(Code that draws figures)
** start **

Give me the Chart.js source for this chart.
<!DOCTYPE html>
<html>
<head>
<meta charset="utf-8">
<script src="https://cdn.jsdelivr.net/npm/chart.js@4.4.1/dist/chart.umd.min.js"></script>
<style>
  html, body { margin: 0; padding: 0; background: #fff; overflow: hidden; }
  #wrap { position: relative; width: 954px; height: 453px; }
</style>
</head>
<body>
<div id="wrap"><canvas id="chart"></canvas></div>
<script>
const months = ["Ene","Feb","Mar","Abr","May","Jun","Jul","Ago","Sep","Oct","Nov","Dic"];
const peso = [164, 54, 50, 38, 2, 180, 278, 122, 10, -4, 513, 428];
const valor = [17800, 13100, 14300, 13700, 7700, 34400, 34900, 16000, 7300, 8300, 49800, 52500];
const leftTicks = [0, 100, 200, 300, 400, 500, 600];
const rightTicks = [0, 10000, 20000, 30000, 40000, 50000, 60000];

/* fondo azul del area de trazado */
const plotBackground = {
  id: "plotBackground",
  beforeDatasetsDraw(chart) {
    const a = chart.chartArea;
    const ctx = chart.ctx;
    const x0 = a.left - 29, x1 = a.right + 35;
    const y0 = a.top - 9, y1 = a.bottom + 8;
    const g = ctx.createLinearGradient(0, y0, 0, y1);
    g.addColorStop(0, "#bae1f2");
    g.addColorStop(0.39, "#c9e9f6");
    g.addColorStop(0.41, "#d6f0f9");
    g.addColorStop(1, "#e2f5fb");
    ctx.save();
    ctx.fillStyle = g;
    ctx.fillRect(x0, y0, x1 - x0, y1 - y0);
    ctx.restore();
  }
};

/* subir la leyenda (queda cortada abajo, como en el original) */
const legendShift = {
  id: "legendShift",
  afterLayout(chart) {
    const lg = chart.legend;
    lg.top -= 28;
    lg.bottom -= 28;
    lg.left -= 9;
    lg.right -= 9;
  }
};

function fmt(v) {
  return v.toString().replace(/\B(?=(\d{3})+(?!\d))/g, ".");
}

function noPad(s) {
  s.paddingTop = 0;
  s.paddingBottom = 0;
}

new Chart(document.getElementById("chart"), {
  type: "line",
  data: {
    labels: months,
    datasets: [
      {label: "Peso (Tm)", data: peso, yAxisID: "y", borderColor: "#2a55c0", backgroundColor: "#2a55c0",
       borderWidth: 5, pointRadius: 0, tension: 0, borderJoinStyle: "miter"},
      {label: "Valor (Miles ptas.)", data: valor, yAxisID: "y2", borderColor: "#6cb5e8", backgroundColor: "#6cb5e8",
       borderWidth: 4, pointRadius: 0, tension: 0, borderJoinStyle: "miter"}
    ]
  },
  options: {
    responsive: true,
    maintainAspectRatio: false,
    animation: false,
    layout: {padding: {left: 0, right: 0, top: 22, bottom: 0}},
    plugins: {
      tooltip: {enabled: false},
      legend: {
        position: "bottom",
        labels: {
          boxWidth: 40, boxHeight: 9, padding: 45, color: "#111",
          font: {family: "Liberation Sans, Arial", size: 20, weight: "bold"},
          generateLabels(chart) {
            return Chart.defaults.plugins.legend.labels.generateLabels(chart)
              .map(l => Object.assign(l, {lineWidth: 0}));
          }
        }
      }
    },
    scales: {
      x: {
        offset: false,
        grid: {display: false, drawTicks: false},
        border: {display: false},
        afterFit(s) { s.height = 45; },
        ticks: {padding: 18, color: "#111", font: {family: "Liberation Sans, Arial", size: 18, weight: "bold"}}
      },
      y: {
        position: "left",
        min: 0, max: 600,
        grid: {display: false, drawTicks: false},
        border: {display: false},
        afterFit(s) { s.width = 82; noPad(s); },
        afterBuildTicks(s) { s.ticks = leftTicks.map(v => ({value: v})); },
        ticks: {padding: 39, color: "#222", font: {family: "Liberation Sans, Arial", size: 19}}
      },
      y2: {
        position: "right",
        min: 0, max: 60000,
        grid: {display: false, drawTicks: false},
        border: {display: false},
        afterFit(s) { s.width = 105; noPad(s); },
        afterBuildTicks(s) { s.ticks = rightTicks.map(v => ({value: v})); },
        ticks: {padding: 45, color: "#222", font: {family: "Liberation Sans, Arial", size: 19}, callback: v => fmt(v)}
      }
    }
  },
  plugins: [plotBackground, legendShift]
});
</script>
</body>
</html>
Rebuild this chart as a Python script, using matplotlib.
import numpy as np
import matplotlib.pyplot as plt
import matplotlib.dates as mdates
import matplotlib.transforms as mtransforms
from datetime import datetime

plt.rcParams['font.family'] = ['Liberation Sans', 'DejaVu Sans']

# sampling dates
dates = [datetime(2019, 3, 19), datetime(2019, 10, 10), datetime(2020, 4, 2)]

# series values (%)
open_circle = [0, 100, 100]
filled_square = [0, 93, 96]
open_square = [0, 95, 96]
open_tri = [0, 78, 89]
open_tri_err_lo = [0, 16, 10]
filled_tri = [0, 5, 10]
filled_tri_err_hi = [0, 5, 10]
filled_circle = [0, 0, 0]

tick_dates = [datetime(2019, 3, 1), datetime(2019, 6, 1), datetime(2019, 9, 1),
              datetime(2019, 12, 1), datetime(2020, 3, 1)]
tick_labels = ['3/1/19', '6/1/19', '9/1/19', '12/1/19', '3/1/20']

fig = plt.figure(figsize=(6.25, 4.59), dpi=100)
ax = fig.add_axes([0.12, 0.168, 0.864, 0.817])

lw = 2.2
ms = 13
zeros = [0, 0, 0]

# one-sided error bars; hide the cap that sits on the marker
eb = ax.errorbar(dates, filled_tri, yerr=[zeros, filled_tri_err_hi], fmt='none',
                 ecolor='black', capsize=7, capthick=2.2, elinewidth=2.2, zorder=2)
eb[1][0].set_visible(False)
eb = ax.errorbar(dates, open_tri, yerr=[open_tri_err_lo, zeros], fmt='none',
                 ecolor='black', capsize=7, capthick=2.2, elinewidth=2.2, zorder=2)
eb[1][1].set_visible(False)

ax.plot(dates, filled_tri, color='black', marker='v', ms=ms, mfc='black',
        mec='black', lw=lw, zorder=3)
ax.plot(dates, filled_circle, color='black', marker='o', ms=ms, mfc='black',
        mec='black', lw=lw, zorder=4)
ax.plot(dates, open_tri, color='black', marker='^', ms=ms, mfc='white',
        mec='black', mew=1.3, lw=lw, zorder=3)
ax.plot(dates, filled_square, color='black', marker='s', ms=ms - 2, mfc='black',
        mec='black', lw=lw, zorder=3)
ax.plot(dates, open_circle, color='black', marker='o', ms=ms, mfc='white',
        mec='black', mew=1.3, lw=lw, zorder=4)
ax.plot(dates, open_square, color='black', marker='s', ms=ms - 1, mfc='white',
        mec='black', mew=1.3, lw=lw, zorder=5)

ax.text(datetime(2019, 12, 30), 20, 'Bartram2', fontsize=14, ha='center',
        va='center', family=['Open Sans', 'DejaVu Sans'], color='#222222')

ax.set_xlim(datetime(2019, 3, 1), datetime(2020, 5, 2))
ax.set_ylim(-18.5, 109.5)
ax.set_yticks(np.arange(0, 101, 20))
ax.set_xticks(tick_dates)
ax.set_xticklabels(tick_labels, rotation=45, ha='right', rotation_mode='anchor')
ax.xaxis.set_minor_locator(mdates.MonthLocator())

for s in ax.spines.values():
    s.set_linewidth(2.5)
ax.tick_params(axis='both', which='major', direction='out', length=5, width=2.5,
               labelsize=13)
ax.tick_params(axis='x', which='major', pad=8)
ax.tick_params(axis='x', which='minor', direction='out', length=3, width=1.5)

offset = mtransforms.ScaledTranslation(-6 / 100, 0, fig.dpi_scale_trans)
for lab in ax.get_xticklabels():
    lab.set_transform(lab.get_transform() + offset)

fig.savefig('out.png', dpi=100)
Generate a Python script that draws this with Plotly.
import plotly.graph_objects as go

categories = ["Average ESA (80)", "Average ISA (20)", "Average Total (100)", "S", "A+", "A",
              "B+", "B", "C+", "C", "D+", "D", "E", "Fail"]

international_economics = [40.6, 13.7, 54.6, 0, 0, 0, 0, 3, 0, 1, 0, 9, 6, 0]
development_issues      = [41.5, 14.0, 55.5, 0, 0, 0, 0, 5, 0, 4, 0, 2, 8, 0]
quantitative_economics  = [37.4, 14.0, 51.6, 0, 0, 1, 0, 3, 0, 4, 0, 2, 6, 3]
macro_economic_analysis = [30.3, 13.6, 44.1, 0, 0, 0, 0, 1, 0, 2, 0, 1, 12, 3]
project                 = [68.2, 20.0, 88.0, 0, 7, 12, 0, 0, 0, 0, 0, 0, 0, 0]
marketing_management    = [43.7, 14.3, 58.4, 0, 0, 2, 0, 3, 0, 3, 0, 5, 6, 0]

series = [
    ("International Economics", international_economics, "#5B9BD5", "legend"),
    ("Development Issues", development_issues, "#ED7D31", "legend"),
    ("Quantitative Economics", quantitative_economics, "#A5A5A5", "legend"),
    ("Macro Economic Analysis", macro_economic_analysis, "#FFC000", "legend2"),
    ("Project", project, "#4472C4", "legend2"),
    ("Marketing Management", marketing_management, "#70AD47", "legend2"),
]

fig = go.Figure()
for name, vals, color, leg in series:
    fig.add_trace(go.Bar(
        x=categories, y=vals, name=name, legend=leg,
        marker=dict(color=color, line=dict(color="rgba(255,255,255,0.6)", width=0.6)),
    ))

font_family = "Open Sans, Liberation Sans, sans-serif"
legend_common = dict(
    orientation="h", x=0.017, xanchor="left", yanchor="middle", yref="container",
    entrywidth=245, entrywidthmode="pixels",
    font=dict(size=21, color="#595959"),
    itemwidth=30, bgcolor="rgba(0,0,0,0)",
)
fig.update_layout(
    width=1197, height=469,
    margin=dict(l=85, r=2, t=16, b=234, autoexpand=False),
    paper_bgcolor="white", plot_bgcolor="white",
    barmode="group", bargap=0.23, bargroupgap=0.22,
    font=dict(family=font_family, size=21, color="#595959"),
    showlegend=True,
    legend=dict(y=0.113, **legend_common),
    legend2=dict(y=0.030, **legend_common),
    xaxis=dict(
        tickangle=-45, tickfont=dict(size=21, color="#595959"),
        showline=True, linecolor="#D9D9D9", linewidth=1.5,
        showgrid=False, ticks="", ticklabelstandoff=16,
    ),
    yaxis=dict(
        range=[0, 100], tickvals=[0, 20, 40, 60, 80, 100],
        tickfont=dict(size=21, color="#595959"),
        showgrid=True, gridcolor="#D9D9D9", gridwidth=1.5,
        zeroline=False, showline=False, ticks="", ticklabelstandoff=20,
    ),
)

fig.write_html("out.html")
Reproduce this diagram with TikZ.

** end **

• Problem statement:
Copy each line that holds the word "chart".

• Answer below:
Give me the Chart.js source for this chart.
<script src="https://cdn.jsdelivr.net/npm/chart.js@4.4.1/dist/chart.umd.min.js"></script>
<div id="wrap"><canvas id="chart"></canvas></div>
  beforeDatasetsDraw(chart) {
    const a = chart.chartArea;
    const ctx = chart.ctx;
  afterLayout(chart) {
    const lg = chart.legend;
new Chart(document.getElementById("chart"), {
          generateLabels(chart) {
            return Chart.defaults.plugins.legend.labels.generateLabels(chart)
Rebuild this chart as a Python script, using matplotlib.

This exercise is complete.